#### [TASK TO CARRY OUT]
Reproduce nothing but the lines from the one with "Rebuild this chart" through the one with "unpaired_tone_err = [9.0, 10.0, 11.0, 5.8, 10.2]", exactly and with both ends. Omit pictures.

#### [LISTED RECORDS]
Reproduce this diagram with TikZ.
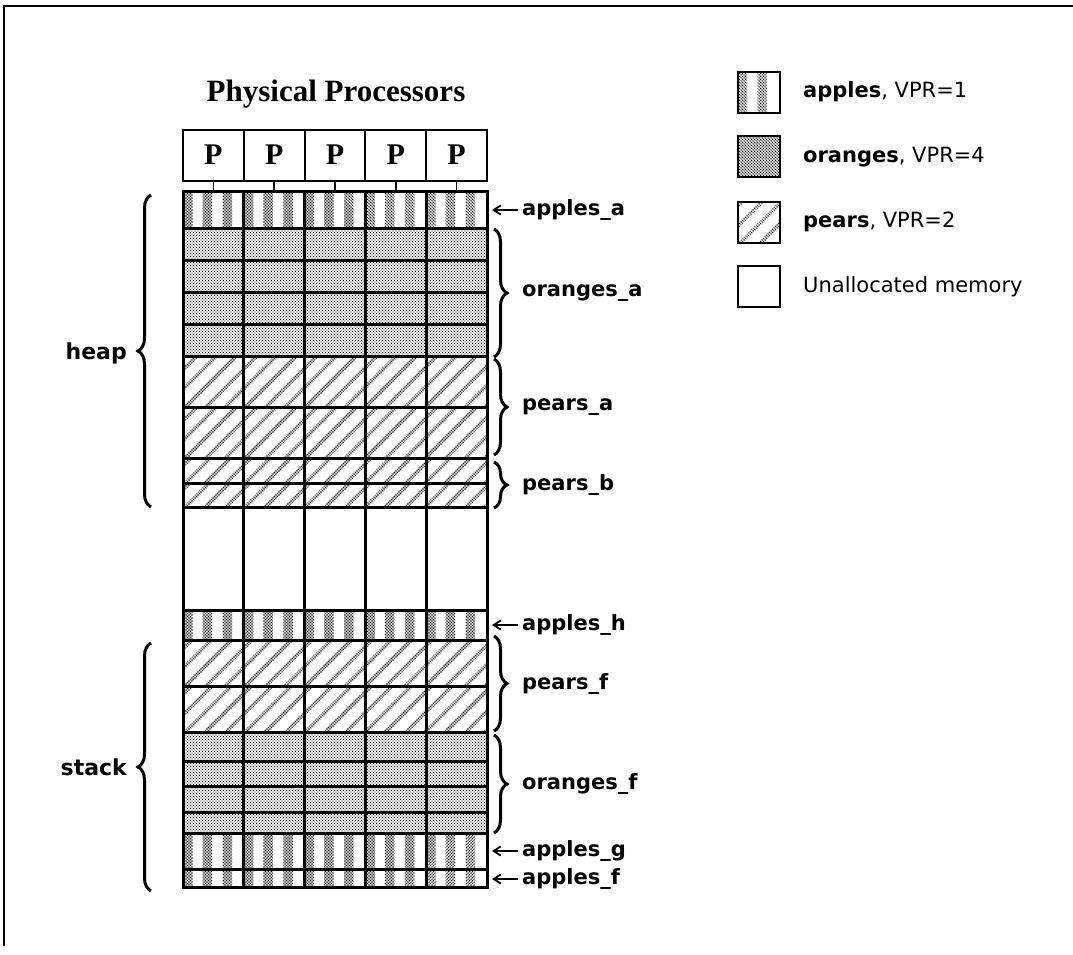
\documentclass[tikz,border=0pt]{standalone}
\usepackage{fontspec}
\usetikzlibrary{patterns,decorations.pathreplacing,arrows.meta}
\newfontfamily\labfont{DejaVu Sans}
\newfontfamily\timfont{Liberation Serif}
\pgfdeclarepatternformonly{lightstip}{\pgfqpoint{-1pt}{-1pt}}{\pgfqpoint{2.5pt}{2.5pt}}{\pgfqpoint{3pt}{3pt}}{%
  \pgfpathcircle{\pgfqpoint{0pt}{0pt}}{.62pt}%
  \pgfpathcircle{\pgfqpoint{1.5pt}{1.5pt}}{.62pt}%
  \pgfusepath{fill}}
\pgfdeclarepatternformonly{heavystip}{\pgfqpoint{-1pt}{-1pt}}{\pgfqpoint{2.5pt}{2.5pt}}{\pgfqpoint{3pt}{3pt}}{%
  \pgfpathcircle{\pgfqpoint{0pt}{0pt}}{.76pt}%
  \pgfpathcircle{\pgfqpoint{1.5pt}{1.5pt}}{.76pt}%
  \pgfusepath{fill}}
\newcommand\applesrow[2]{%
  \begin{scope}
    \clip (183,#1) rectangle (487,#2);
    \foreach \cc in {183,243.8,304.6,365.4,426.2}{
      \foreach \oo in {0,19.5,39.5}{
        \fill[bandstip] (\cc+\oo,#1) rectangle (\cc+\oo+9.5,#2);
      }}
  \end{scope}}
\newcommand\pearsrow[2]{%
  \begin{scope}
    \clip (183,#1) rectangle (487,#2);
    \foreach \kk in {0,...,26}{
      \fill[bandstip] (23+20*\kk,#2) -- ++(5,0) -- ++(#2-#1,#1-#2) -- ++(-5,0) -- cycle;
    }
  \end{scope}}
\begin{document}
\begin{tikzpicture}[x=1pt,y=-1pt,
  stipple/.style={pattern=lightstip, pattern color=black},
  bandstip/.style={pattern=heavystip, pattern color=black},
  gridline/.style={line width=3pt},
  lab/.style={font=\labfont\bfseries\fontsize{21}{25}\selectfont, anchor=west, inner sep=0pt},
  side/.style={font=\labfont\bfseries\fontsize{22}{26}\selectfont, anchor=east, inner sep=0pt},
  legtext/.style={font=\labfont\fontsize{21}{25}\selectfont, anchor=west, inner sep=0pt},
  procbox/.style={draw, line width=2pt, minimum width=60.8pt, minimum height=51pt, inner sep=0pt,
    font=\timfont\bfseries\fontsize{30}{34}\selectfont},
  curly/.style={decorate, decoration={brace, amplitude=13pt}, line width=3pt},
  larrow/.style={-{Straight Barb[length=7pt,width=9pt]}, line width=1.8pt, shorten <=4pt},
  legbox/.style={line width=2.5pt},
]
\useasboundingbox (0,0) rectangle (1073,954);
% frame
\draw[line width=2.2pt] (1073,6) -- (4,6) -- (4,946);
% title
\node[font=\timfont\bfseries\fontsize{31}{35}\selectfont, anchor=base, inner sep=0pt] (title) at (336,101) {Physical Processors};
% processors
\foreach \i/\x in {1/213.4,2/274.2,3/335,4/395.8,5/456.6}{
  \node[procbox] (P\i) at (\x,155) {P};
  \coordinate (g\i) at (\x,191);
  \draw[line width=1.5pt] (P\i.south) -- (g\i);
}
% fills
\applesrow{191}{228}
\fill[stipple] (183,228) rectangle (487,356);
\pearsrow{356}{407}
\pearsrow{407}{458}
\pearsrow{458}{483}
\pearsrow{483}{507}
\applesrow{610}{640}
\pearsrow{640}{686}
\pearsrow{686}{732}
\fill[stipple] (183,732) rectangle (487,833);
\applesrow{833}{869}
\applesrow{869}{887}
% grid
\foreach \y in {228,260,292,324,356,407,458,483,507,610,640,686,732,761,786,812,833,869}{
  \draw[gridline] (183,\y) -- (487,\y);
}
\foreach \x in {243.8,304.6,365.4,426.2}{
  \draw[gridline] (\x,191) -- (\x,887);
}
\draw[gridline] (183,191) rectangle (487,887);
% left braces
\coordinate (hb1) at (151,195);
\coordinate (hb2) at (151,507);
\draw[curly] (hb2) -- (hb1);
\node[side] (heap) at (127,353) {heap};
\coordinate (sb1) at (151,643);
\coordinate (sb2) at (151,891);
\draw[curly] (sb2) -- (sb1);
\node[side] (stack) at (127,767) {stack};
% right braces
\foreach \n/\a/\b/\t in {oa/229/357/oranges\_a, pa/359/455/pears\_a, pb/462/508/pears\_b, pf/636/731/pears\_f, of/735/833/oranges\_f}{
  \coordinate (\n1) at (494,\a);
  \coordinate (\n2) at (494,\b);
  \draw[curly] (\n1) -- (\n2);
  \node[lab] (\n) at (522,{(\a+\b)/2}) {\t};
}
% arrows
\foreach \n/\y/\t in {aa/210/apples\_a, ah/625/apples\_h, ag/851/apples\_g, af/879/apples\_f}{
  \coordinate (\n0) at (492,\y);
  \node[lab] (\n) at (522,\y) {\t};
  \draw[larrow] (\n.west) -- (\n.west -| \n0);
}
% legend
\begin{scope}
  \clip (738,72) rectangle (780,113);
  \foreach \oo in {0,19.5}{\fill[bandstip] (738+\oo,72) rectangle (738+\oo+9,113);}
\end{scope}
\draw[legbox] (738,72) rectangle (780,113);
\fill[bandstip] (738,136) rectangle (780,177);
\draw[legbox] (738,136) rectangle (780,177);
\begin{scope}
  \clip (738,202) rectangle (780,243);
  \foreach \kk in {0,...,5}{
    \fill[bandstip] (698+20*\kk,243) -- ++(5,0) -- ++(41,-41) -- ++(-5,0) -- cycle;
  }
\end{scope}
\draw[legbox] (738,202) rectangle (780,243);
\draw[legbox] (738,266) rectangle (780,307);
\node[legtext] (l1) at (803,92) {{\bfseries apples}, VPR=1};
\node[legtext] (l2) at (803,157) {{\bfseries oranges}, VPR=4};
\node[legtext] (l3) at (803,222) {{\bfseries pears}, VPR=2};
\node[legtext] (l4) at (803,287) {Unallocated memory};
\end{tikzpicture}
\end{document}
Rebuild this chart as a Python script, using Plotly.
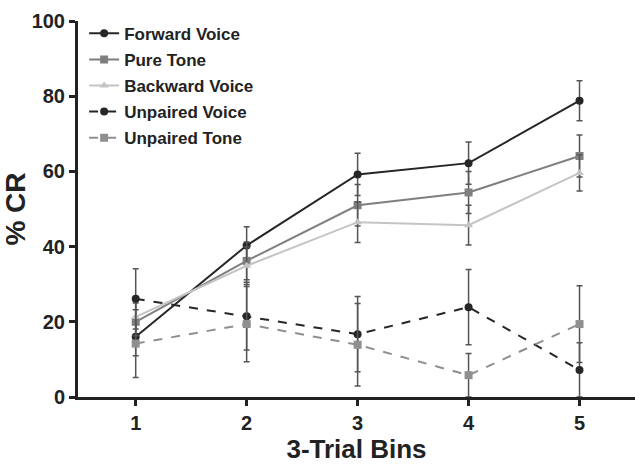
import plotly.graph_objects as go

bins = [1, 2, 3, 4, 5]
tick_labels = ["1", "2", "3", "4", "5"]

forward_voice = [16.0, 40.3, 59.2, 62.2, 78.8]
forward_voice_err = [5.0, 5.0, 5.6, 5.6, 5.3]
pure_tone = [20.0, 36.2, 51.0, 54.4, 64.1]
pure_tone_err = [5.0, 5.0, 5.5, 5.6, 5.6]
backward_voice = [21.3, 34.9, 46.5, 45.7, 59.6]
backward_voice_err = [5.0, 5.0, 5.4, 5.3, 4.8]
unpaired_voice = [26.1, 21.5, 16.7, 23.9, 7.2]
unpaired_voice_err = [8.0, 9.0, 10.0, 10.0, 7.2]
unpaired_tone = [14.2, 19.4, 13.9, 5.8, 19.4]
unpaired_tone_err = [9.0, 10.0, 11.0, 5.8, 10.2]

series = [
    ("Forward Voice", forward_voice, forward_voice_err, "#262626", "solid", "circle"),
    ("Pure Tone", pure_tone, pure_tone_err, "#7f7f7f", "solid", "square"),
    ("Backward Voice", backward_voice, backward_voice_err, "#c4c4c4", "solid", "triangle-up"),
    ("Unpaired Voice", unpaired_voice, unpaired_voice_err, "#262626", "dash", "circle"),
    ("Unpaired Tone", unpaired_tone, unpaired_tone_err, "#8f8f8f", "dash", "square"),
]

fig = go.Figure()
for i, (name, vals, err, color, dash, sym) in enumerate(series):
    fig.add_trace(go.Scatter(
        x=bins, y=vals, name=name, mode="lines+markers",
        legendgroup=f"g{i}",
        line=dict(color=color, width=2, dash=dash),
        marker=dict(symbol=sym, size=8, color=color),
        error_y=dict(type="data", array=err, visible=True,
                     color="#555555", thickness=1.5, width=3),
    ))

font_family = "Liberation Sans, Arial, sans-serif"
fig.update_layout(
    width=635, height=464,
    margin=dict(l=78, r=0, t=21, b=67),
    paper_bgcolor="white", plot_bgcolor="white",
    font=dict(family=font_family, color="#222222"),
    showlegend=True,
    legend=dict(
        x=0.011, y=1.014, xanchor="left", yanchor="top",
        font=dict(size=17, family=font_family, color="#222222", weight="bold"),
        bgcolor="rgba(0,0,0,0)", tracegroupgap=1, itemwidth=30,
    ),
    xaxis=dict(
        range=[0.48, 5.5], tickvals=bins, ticktext=tick_labels,
        automargin=False,
        showgrid=False, zeroline=False,
        showline=True, linecolor="#222222", linewidth=3,
        ticks="outside", ticklen=6, tickwidth=3, tickcolor="#222222",
        tickfont=dict(size=20, weight="bold"),
        title=dict(text="3-Trial Bins", font=dict(size=26, weight="bold"), standoff=10),
    ),
    yaxis=dict(
        range=[0, 100], tickvals=[0, 20, 40, 60, 80, 100],
        automargin=False,
        showgrid=False, zeroline=False,
        showline=True, linecolor="#222222", linewidth=3,
        ticks="outside", ticklen=6, tickwidth=3, tickcolor="#222222",
        tickfont=dict(size=20, weight="bold"),
        title=dict(text="% CR", font=dict(size=28, weight="bold"), standoff=3),
    ),
)

fig.write_html("out.html", config={"displayModeBar": False},
               post_script="document.body.style.margin='0';")
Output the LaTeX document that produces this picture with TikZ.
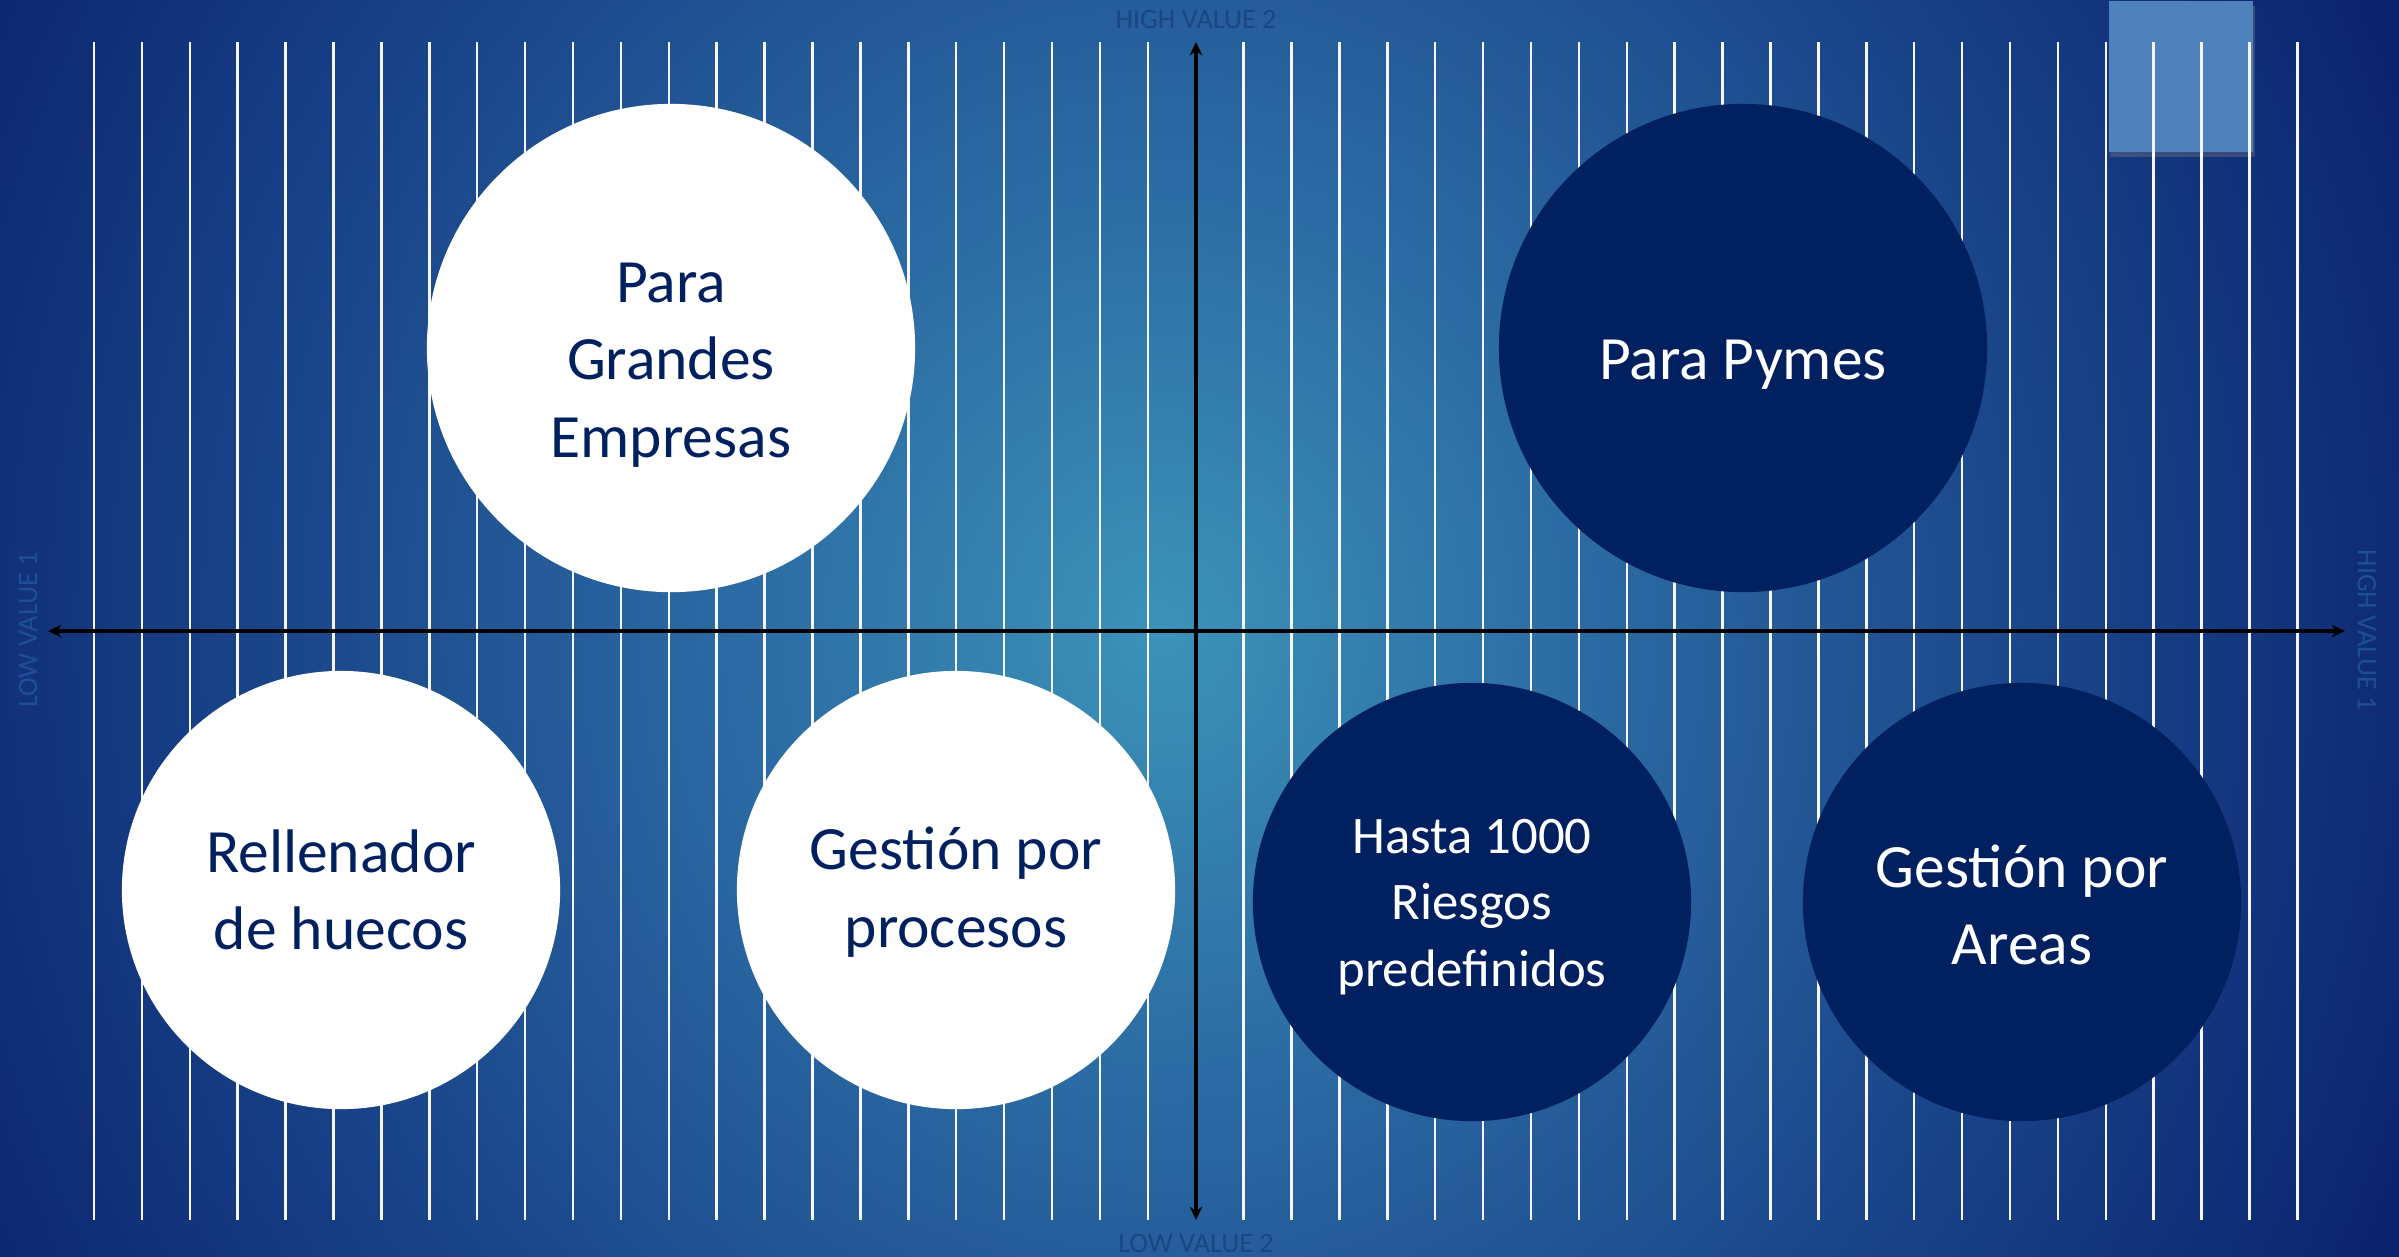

#### [WRITTEN RESPONSE]
Rebuild this chart as a Python script, using Plotly.
import plotly.graph_objects as go

bins = [1, 2, 3, 4, 5]
tick_labels = ["1", "2", "3", "4", "5"]

forward_voice = [16.0, 40.3, 59.2, 62.2, 78.8]
forward_voice_err = [5.0, 5.0, 5.6, 5.6, 5.3]
pure_tone = [20.0, 36.2, 51.0, 54.4, 64.1]
pure_tone_err = [5.0, 5.0, 5.5, 5.6, 5.6]
backward_voice = [21.3, 34.9, 46.5, 45.7, 59.6]
backward_voice_err = [5.0, 5.0, 5.4, 5.3, 4.8]
unpaired_voice = [26.1, 21.5, 16.7, 23.9, 7.2]
unpaired_voice_err = [8.0, 9.0, 10.0, 10.0, 7.2]
unpaired_tone = [14.2, 19.4, 13.9, 5.8, 19.4]
unpaired_tone_err = [9.0, 10.0, 11.0, 5.8, 10.2]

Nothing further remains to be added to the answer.